Sorry that I haven’t updated my blog recently, but I’ve been in NY for the last 2 ½ weeks attending a Book Expo and spending time with my family in Upstate NY.

 Although I wasn’t able to maintain my normal workout regimen while in NY (45 minutes cardio and 15 minutes on upper body machines), I did manage to take some long, brisk walks. My favorite place to walk was around a trail that circles North Ponds Park in Webster, NY (a suburb of Rochester). The path is a mile long and depending on how I felt I would do 2 to 4 miles. I noticed something interesting as I passed people on the path: Nearly everyone I encountered said, “Good morning,” or “Hello,” or “Have a good day,” or some other friendly greeting.

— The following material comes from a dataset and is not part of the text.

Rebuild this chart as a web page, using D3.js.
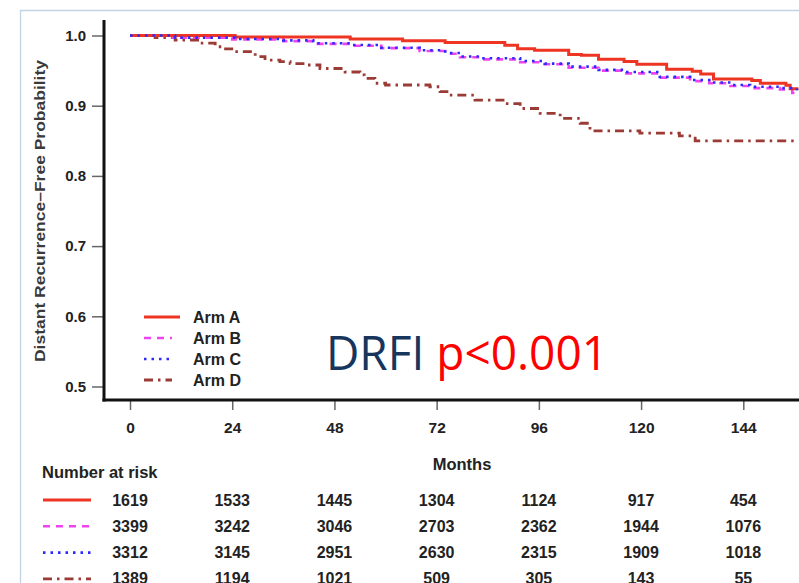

 Now you might not think that this behavior is out of the ordinary; after all, greeting people is merely an act of courtesy. But in contrast to what I’ve experienced living in San Diego since 1993, frankly, I was stunned. I may not represent the average resident of San Diego, but my experience while walking anywhere and passing people is that no one even makes eye contact let alone greets you. Everyone seems so guarded. It’s as if they are suspicious that a smile or greeting comes with an ulterior motive.

 This got me thinking about the world in general—the hostility, the lack of courtesy, the inability to offer a gesture of friendliness. What happens in Saint Louis, Rome, Dallas, or London, when people pass each other on the streets? In some cities, of course, people do generally greet each other. But I feel reasonably sure that in most instances, people worldwide act the way they do in San Diego. We all live within our comfort zones, shielding ourselves from the rest of the world. What can we do to change this situation?

 For one, each of us can take the lead and take it upon ourselves to greet everyone we pass with a smile and a hello. Not just when we’re jogging around a park or riding along a bike path. I’m talking about passing people in a shopping mall, parking lot, grocery store, or movie theater. How much might it impact the entire world if everyone greeted everyone else?

 I, for one, am going to conduct a little experiment starting today. I’m making a commitment to greet everyone I pass in some friendly way. And who knows. Maybe this behavior might be contagious. If enough people adopted this philosophy, imagine the possible impact on the world.